The Rabbi's Cat by Joann Sfar - The wit survived the translation from French into English, which guarantees that this is one enjoyable read even if you are not a cat lover. As the title also suggests, this is essentially a story about faith and family. With Judaism, I guess the 2 are even more inextricably bound.

Cages by Dave McKean - This one probably needs no introduction. Long-time cover artist for the Sandman series, this tome (yah, it's 496 pages!) bears resemblance to the dreamy, surreal scapes of Sandman, where every little movement or thought or character gestures at some grand universal or deep psychological state...rrright. I'm still halfway through this. Got distracted by Murakami and Batman.

Kinderbook by Kan Takahama - This book may be a little hard to find. The artist and writer is Japanese, but the book I have is translated in the UK, published and bound in Spain. 10 stories, vignettes really - stolen conversations, childhood memories, a memorable last date. The artist and writer is young, but all the makings of good manga is in those stories. Which is to say that it adopts a totally opposite approach and style as Cages and the whole Sandman routine. Here, there is no grand gesture. Instead, we are occupied with the mundane, the incidental, the everyday girl/boy/old lady who, in that one instance, allows you a glimpse into a drama that has been hidden, postponed, forgotten.

To Tame a Tiger by Joe Yeoh - A Singapore comic! This book in fact gives itself the subtitle "The Singapore Story" which, of course, tells you that it is a conservative telling of the super-narrative about Singapore's PAP-led road to independence. If you are looking for dirt, look elsewhere. Still, Joe Yeoh does some great storytelling and illustrations.
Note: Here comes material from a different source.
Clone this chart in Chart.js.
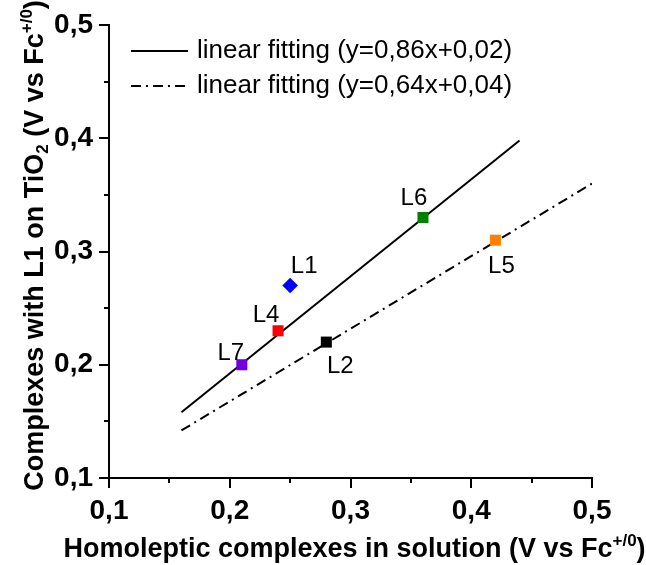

This definitely beats reading a history textbook. But if you want to know more about cartoons and comics in Singapore, there's an overview in here, a review of Morgan Chua's collection of political cartoons My Singapore by a friend (the undisputed cartoon expert in Singapore).

Comments

said…
"Watchmen" - Alan Moore/Dave Gibbons.
ampulets said…
i remember Watchmen. My brother used to collect and trade them say 15 years ago...he had these first edition Watchmen comics kept in their plastic sleeves in a big box - and wouldn't let me or anyone read them. Even back then, his businessman instincts were keen.